### Given task
From the very first line of the data to the line containing "import numpy as np", retype everything exactly, leaving the pictures behind.
□ □ □ □
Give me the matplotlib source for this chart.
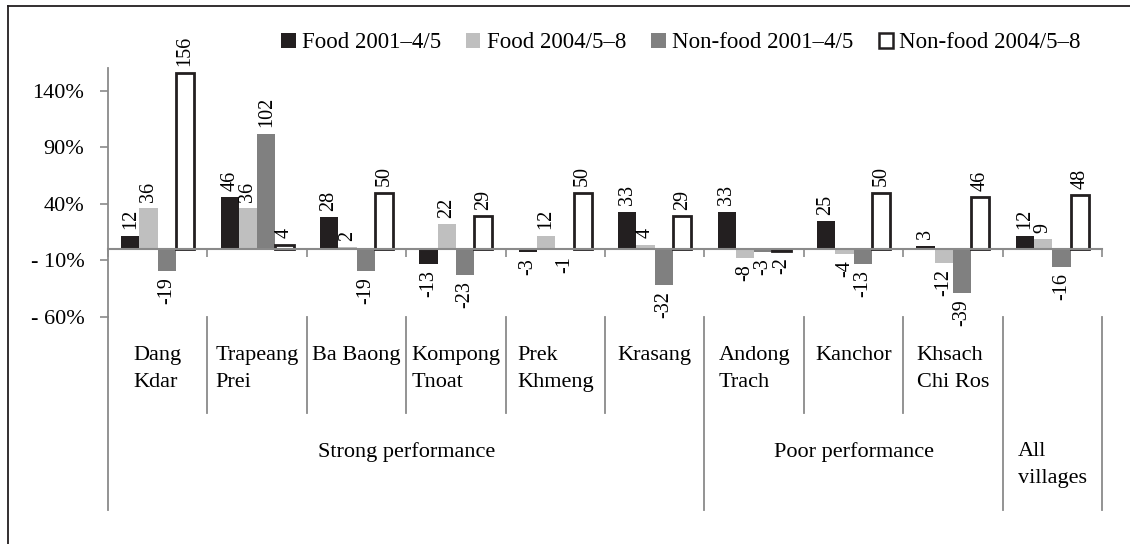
import matplotlib
matplotlib.use("Agg")
import matplotlib.pyplot as plt
import matplotlib.transforms as mtransforms
from matplotlib.patches import Patch
from matplotlib.lines import Line2D
import numpy as np

# ---------------- data ----------------
categories = ["Dang\nKdar", "Trapeang\nPrei", "Ba Baong", "Kompong\nTnoat", "Prek\nKhmeng",
              "Krasang", "Andong\nTrach", "Kanchor", "Khsach\nChi Ros", ""]
groups = ["Strong performance", "Poor performance", "All\nvillages"]
group_sizes = [6, 3, 1]
series_names = ["Food 2001\u20134/5", "Food 2004/5\u20138", "Non-food 2001\u20134/5", "Non-food 2004/5\u20138"]
food_01 = [12, 46, 28, -13, -3, 33, 33, 25, 3, 12]
food_04 = [36, 36, 2, 22, 12, 4, -8, -4, -12, 9]
nonfood_01 = [-19, 102, -19, -23, -1, -32, -3, -13, -39, -16]
nonfood_04 = [156, 4, 50, 29, 50, 29, -2, 50, 46, 48]
y_ticks = [-60, -10, 40, 90, 140]
y_tick_labels = ["- 60%", "- 10%", "40%", "90%", "140%"]

# ---------------- style ----------------
plt.rcParams['font.family'] = ['Liberation Serif', 'DejaVu Serif']
W, H = 1130, 544
fig = plt.figure(figsize=(W / 100, H / 100), dpi=100)
ax_left, ax_right = 108, 1102
ax_top, ax_bot = 68, 317
ax = fig.add_axes([ax_left / W, (H - ax_bot) / H, (ax_right - ax_left) / W, (ax_bot - ax_top) / H])

gray = '#8a8a8a'
fills = ['#231f20', '#bfbfbf', '#808080', 'white']
edges = ['none', 'none', 'none', '#231f20']
lws = [0, 0, 0, 2.0]
series = [food_01, food_04, nonfood_01, nonfood_04]

n = len(categories)
x = np.arange(n)
w = 0.184
offs = (np.arange(4) - 1.5) * w

for s, vals in enumerate(series):
    ax.bar(x + offs[s], vals, width=w, color=fills[s], edgecolor=edges[s],
           linewidth=lws[s], zorder=3 if s < 3 else 4)
    for xi, v in zip(x + offs[s], vals):
        ax.annotate(f"{v}", (xi, v), xytext=(0, 4.5 if v >= 0 else -4.5),
                    textcoords='offset points', rotation=90, ha='center',
                    va='bottom' if v >= 0 else 'top', fontsize=14.5, zorder=6)

ax.set_xlim(-0.5, n - 0.5)
ax.set_ylim(-60, 160)
ax.set_yticks(y_ticks)
ax.set_yticklabels(y_tick_labels, fontsize=16)
ax.tick_params(axis='y', direction='out', length=6, width=1.2, color=gray, pad=11)

for sp in ['top', 'right']:
    ax.spines[sp].set_visible(False)
ax.spines['left'].set_color(gray)
ax.spines['left'].set_linewidth(1.3)
ax.spines['bottom'].set_position(('data', 0))
ax.spines['bottom'].set_color(gray)
ax.spines['bottom'].set_linewidth(1.5)
ax.spines['bottom'].set_zorder(5)
ax.set_xticks(np.arange(n + 1) - 0.5)
ax.set_xticklabels([])
ax.tick_params(axis='x', direction='out', length=6, width=1.2, color=gray)

# category and group label area
tr = mtransforms.blended_transform_factory(ax.transData, fig.transFigure)
def fy(px):
    return (H - px) / H

boundaries = np.arange(n + 1) - 0.5
group_edges = np.concatenate([[0], np.cumsum(group_sizes)]) - 0.5
for b in boundaries:
    bottom = 510 if np.any(np.isclose(group_edges, b)) else 413
    fig.add_artist(Line2D([b, b], [fy(ax_bot), fy(bottom)], transform=tr, color=gray, lw=1.3))

for xi, lab in zip(x, categories):
    fig.text(xi, fy(346), lab, transform=tr, ha='center', va='top', multialignment='left',
             fontsize=16, linespacing=1.6)

for g, (lab, start) in enumerate(zip(groups, group_edges[:-1])):
    center = start + group_sizes[g] / 2
    fig.text(center, fy(442), lab, transform=tr, ha='center', va='top', multialignment='left',
             fontsize=16, linespacing=1.6)

# legend
handles = [Patch(facecolor=fills[i], edgecolor=('#231f20' if i == 3 else fills[i]),
                 linewidth=(1.8 if i == 3 else 0)) for i in range(4)]
fig.legend(handles, series_names, loc='center', bbox_to_anchor=(681 / W, fy(43)), ncol=4,
           frameon=False, fontsize=16.5, handlelength=0.62, handleheight=0.62,
           handletextpad=0.28, columnspacing=1.1, borderaxespad=0, borderpad=0)

# outer border (top and left visible)
fig.add_artist(Line2D([8 / W, 1.0], [fy(6), fy(6)], transform=fig.transFigure, color='#231f20', lw=1.3))
fig.add_artist(Line2D([8 / W, 8 / W], [fy(6), 0], transform=fig.transFigure, color='#231f20', lw=1.3))

fig.savefig("out.png", dpi=100)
□ □ □ □
### Finished exercise
Give me the matplotlib source for this chart.
import matplotlib
matplotlib.use("Agg")
import matplotlib.pyplot as plt
import matplotlib.transforms as mtransforms
from matplotlib.patches import Patch
from matplotlib.lines import Line2D
import numpy as np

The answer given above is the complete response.